Steam reforming of hydrocarbons using a catalytic plate-type-heat-exchanger (CPHE) reformer is an attractive method of producing hydrogen for a fuel cell-based micro combined-heat-and-power system. In this study the flow distribution in a CPHE reformer, which uses a coated wire-mesh catalyst, is considered to investigate the effect of catalyst wire-mesh pressure drop characteristics on flow distribution in the CPHE reformer. Flow distribution in a CPHE reformer is rarely uniform due to inlet and exhaust manifold design. Poorly-designed manifolds may lead to severe flow maldistribution, flow reversal in some of the CPHE reformer channels and increased overall pressure drop. Excessive flow maldistribution can significantly reduce the CPHE reformer performance. Detailed three-dimensional models are used to investigate the flow distribution at three different catalyst wire-mesh pressure drop coefficients and at five different flow rates. Experiments are performed on a single CPHE reformer channel to evaluate the pressure drop characteristics of the catalyst wire-mesh in the current CPHE reformer design.
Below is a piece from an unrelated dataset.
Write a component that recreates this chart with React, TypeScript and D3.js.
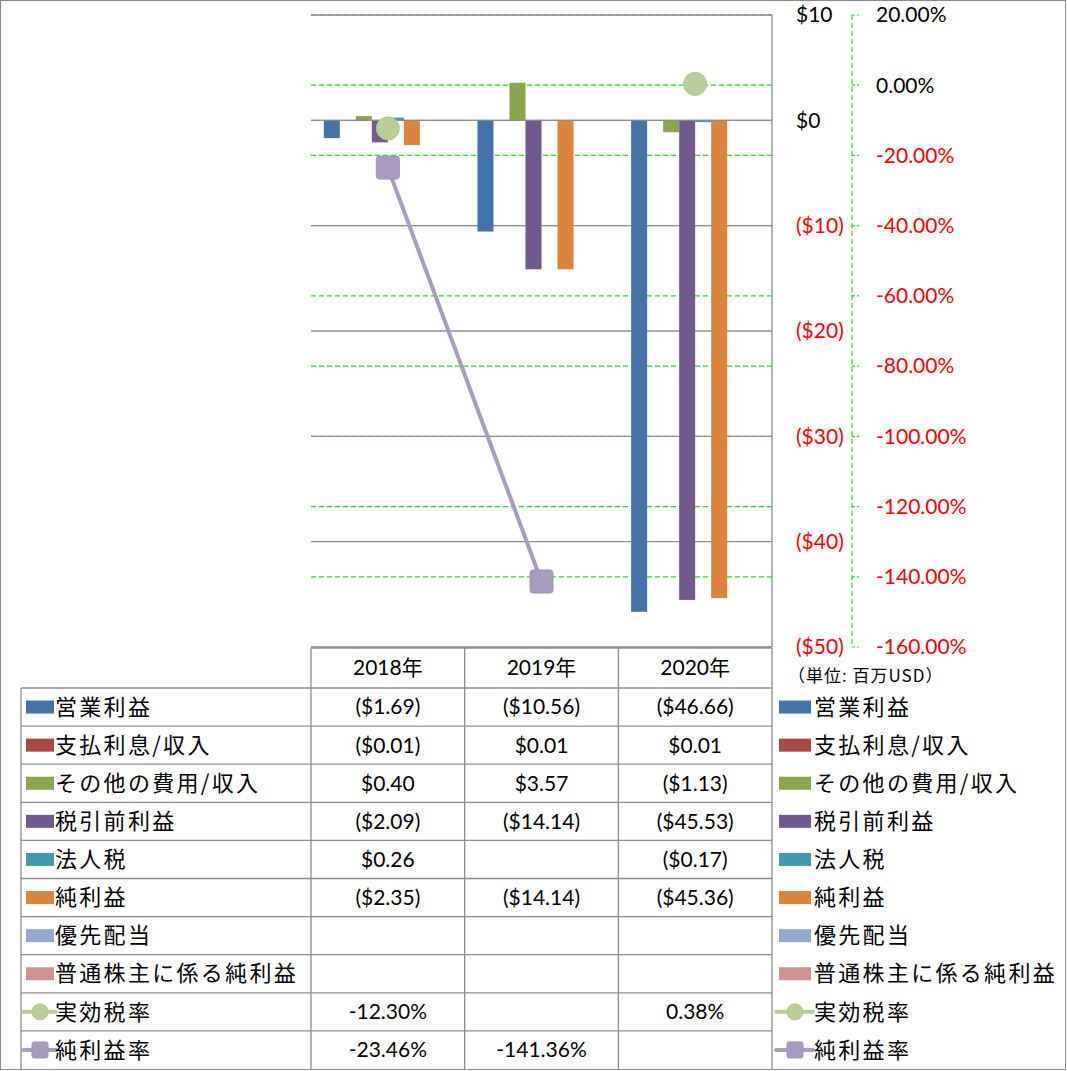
import * as d3 from "d3";

// categories
const years = ["2018年", "2019年", "2020年"];

// bar series (百万USD)
const barNames = ["営業利益", "支払利息/収入", "その他の費用/収入", "税引前利益", "法人税", "純利益", "優先配当", "普通株主に係る純利益"];
const operatingIncome = [-1.69, -10.56, -46.66];
const interest = [-0.01, 0.01, 0.01];
const otherIncome = [0.40, 3.57, -1.13];
const preTaxIncome = [-2.09, -14.14, -45.53];
const incomeTax = [0.26, null, -0.17];
const netIncome = [-2.35, -14.14, -45.36];
const preferredDividends = [null, null, null];
const netToCommon = [null, null, null];
const barValues: (number | null)[][] = [operatingIncome, interest, otherIncome, preTaxIncome, incomeTax, netIncome, preferredDividends, netToCommon];

// line series (ratio)
const lineNames = ["実効税率", "純利益率"];
const effectiveTaxRate = [-0.123, null, 0.0038];
const netMargin = [-0.2346, -1.4136, null];
const lineValues: (number | null)[][] = [effectiveTaxRate, netMargin];

// axis ticks
const leftTicks = [10, 0, -10, -20, -30, -40, -50];
const rightTicks = [0.2, 0, -0.2, -0.4, -0.6, -0.8, -1.0, -1.2, -1.4, -1.6];

const barColors = ["#4572a7", "#aa4643", "#89a54e", "#71588f", "#4198af", "#db843d", "#93a9cf", "#d19392"];
const lineColors = ["#b9cd96", "#a99bbd"];
const markerStroke = ["#b0c68a", "#a092b8"];

const FONT = "Lato, 'Noto Sans CJK JP', sans-serif";
const JP = "'Noto Sans CJK JP', sans-serif";
const GRID = "#8c8c8c";
const GREEN = "#1fe01f";

const money = (v: number | null) => v == null ? "" : v < 0 ? `($${Math.abs(v).toFixed(2)})` : `$${v.toFixed(2)}`;
const pct = (v: number | null) => v == null ? "" : `${(v * 100).toFixed(2)}%`;

export default function App() {
  const W = 1067, H = 1071;
  const plot = { left: 311, right: 772, top: 15, bottom: 647 };

  const x0 = d3.scaleBand<string>().domain(years).range([plot.left, plot.right]).padding(0);
  const x1 = d3.scaleBand<string>().domain(barNames).range([0, x0.bandwidth()]).paddingInner(0).paddingOuter(0.8);
  const y = d3.scaleLinear().domain([-50, 10]).range([plot.bottom, plot.top]);
  const y2 = d3.scaleLinear().domain([-1.6, 0.2]).range([plot.bottom, plot.top]);

  const headerTop = 648, rowsTop = 688, rowsBottom = 1069;
  const labelLeft = 21;
  const rowNames = [...barNames, ...lineNames];
  const rowScale = d3.scaleBand<string>().domain(rowNames).range([rowsTop, rowsBottom]);
  const rowData: (number | null)[][] = [...barValues, ...lineValues];
  const axisX = 852;

  const lineGen = d3.line<number | null>()
    .defined(d => d != null)
    .x((_, i) => x0(years[i])! + x0.bandwidth() / 2)
    .y(d => y2(d as number));

  const swatch = (i: number, x: number, cy: number, w: number) => {
    if (i < barNames.length) {
      return <rect x={x} y={cy - 6.5} width={w} height={13} fill={barColors[i]} />;
    }
    const li = i - barNames.length;
    const cx = x + w / 2;
    return (
      <g>
        <line x1={x - 3} x2={x + w + 2} y1={cy} y2={cy} stroke={lineColors[li]} strokeWidth={4} strokeLinecap="round" />
        {li === 0
          ? <circle cx={cx} cy={cy} r={8} fill={lineColors[li]} stroke={markerStroke[li]} strokeWidth={1} />
          : <rect x={cx - 8} y={cy - 8} width={16} height={16} rx={2} fill={lineColors[li]} stroke={markerStroke[li]} strokeWidth={1} />}
      </g>
    );
  };

  return (
    <svg width={W} height={H} style={{ display: "block", background: "#fff" }} fontFamily={FONT}>
      <style>{`body{margin:0}`}</style>
      <rect x={0.5} y={0.5} width={W - 2} height={H - 2} fill="none" stroke={GRID} />

      {/* secondary dashed gridlines */}
      {rightTicks.map(t => (
        <line key={"g2" + t} x1={plot.left} x2={plot.right} y1={y2(t)} y2={y2(t)} stroke={GREEN} strokeWidth={1.2} strokeDasharray="5,3" />
      ))}
      {/* primary gridlines */}
      {leftTicks.map(t => (
        <line key={"g" + t} x1={plot.left} x2={plot.right} y1={y(t)} y2={y(t)} stroke={GRID} strokeWidth={1.3} />
      ))}
      <line x1={plot.right} x2={plot.right} y1={plot.top} y2={plot.bottom} stroke={GRID} strokeWidth={1.3} />

      {/* bars */}
      {barValues.map((vals, si) => (
        <g key={barNames[si]} fill={barColors[si]}>
          {vals.map((v, ci) => v == null ? null : (
            <rect key={ci}
              x={x0(years[ci])! + x1(barNames[si])!}
              width={x1.bandwidth()}
              y={Math.min(y(v), y(0))}
              height={Math.abs(y(v) - y(0))} />
          ))}
        </g>
      ))}
      <line x1={plot.left} x2={plot.right} y1={y(0)} y2={y(0)} stroke={GRID} strokeWidth={1.3} />

      {/* lines and markers */}
      {lineValues.map((vals, li) => (
        <g key={lineNames[li]}>
          <path d={lineGen(vals) || ""} fill="none" stroke={lineColors[li]} strokeWidth={4} />
          {vals.map((v, ci) => {
            if (v == null) return null;
            const cx = x0(years[ci])! + x0.bandwidth() / 2, cy = y2(v);
            return li === 0
              ? <circle key={ci} cx={cx} cy={cy} r={11.5} fill={lineColors[li]} stroke={markerStroke[li]} strokeWidth={1} />
              : <rect key={ci} x={cx - 11.5} y={cy - 11.5} width={23} height={23} rx={3} fill={lineColors[li]} stroke={markerStroke[li]} strokeWidth={1} />;
          })}
        </g>
      ))}

      {/* primary axis labels */}
      {leftTicks.map(t => (
        <text key={"l" + t} x={796} y={y(t)} dy="0.35em" fontSize={21} fill={t < 0 ? "#ff0000" : "#000"}>
          {t < 0 ? `($${Math.abs(t)})` : `$${t}`}
        </text>
      ))}

      {/* secondary axis */}
      <line x1={axisX} x2={axisX} y1={plot.top} y2={plot.bottom} stroke={GREEN} strokeWidth={1.2} strokeDasharray="5,3" />
      {rightTicks.map(t => (
        <g key={"r" + t}>
          <line x1={axisX} x2={axisX + 7} y1={y2(t)} y2={y2(t)} stroke={GREEN} strokeWidth={1.2} strokeDasharray="3,2" />
          <text x={876} y={y2(t)} dy="0.35em" fontSize={21} fill={t < 0 ? "#ff0000" : "#000"}>{pct(t)}</text>
        </g>
      ))}
      <text x={788} y={676} dy="0.35em" fontSize={17} fontFamily={JP} letterSpacing={1} fill="#000">（単位: 百万USD）</text>

      {/* data table */}
      <g stroke={GRID} strokeWidth={1.3}>
        <line x1={plot.left} x2={plot.right} y1={headerTop} y2={headerTop} />
        {rowNames.map(r => (
          <line key={"h" + r} x1={labelLeft} x2={plot.right} y1={rowScale(r)} y2={rowScale(r)} />
        ))}
        <line x1={labelLeft} x2={labelLeft} y1={rowsTop} y2={rowsBottom} />
        {years.map(yr => (
          <line key={"v" + yr} x1={x0(yr)} x2={x0(yr)} y1={headerTop} y2={rowsBottom} />
        ))}
        <line x1={plot.right} x2={plot.right} y1={headerTop} y2={rowsBottom} />
      </g>
      {years.map(yr => (
        <text key={"yt" + yr} x={x0(yr)! + x0.bandwidth() / 2} y={(headerTop + rowsTop) / 2} dy="0.35em" textAnchor="middle" fontSize={21} fill="#000">{yr}</text>
      ))}
      {rowNames.map((r, ri) => {
        const cy = rowScale(r)! + rowScale.bandwidth() / 2;
        const fmt = ri < barNames.length ? money : pct;
        return (
          <g key={"row" + r}>
            {swatch(ri, 26, cy, 28)}
            <text x={55} y={cy} dy="0.35em" fontSize={22} fontFamily={JP} letterSpacing={2.3} fill="#000">{r}</text>
            {rowData[ri].map((v, ci) => (
              <text key={ci} x={x0(years[ci])! + x0.bandwidth() / 2} y={cy} dy="0.35em" textAnchor="middle" fontSize={21} fill="#000">{fmt(v)}</text>
            ))}
            {swatch(ri, 779, cy, 32)}
            <text x={814} y={cy} dy="0.35em" fontSize={22} fontFamily={JP} letterSpacing={2.3} fill="#000">{r}</text>
          </g>
        );
      })}
    </svg>
  );
}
The results are used in the numerical model where the catalyst zone is simulated as domains with momentum source to account for the pressure drop. The numerical model is verified experimentally, numerical and experimental results are found to be in good agreement. The study shows that severe flow maldistribution exists in the current reformer stack. At nominal load some channels in the CPHE reformer receive up to four times the average mass flow, while other channels have reversed flow. Flow maldistribution and flow reversal can be improved significantly by increasing the pressure drop characteristics of the catalyst wire-mesh.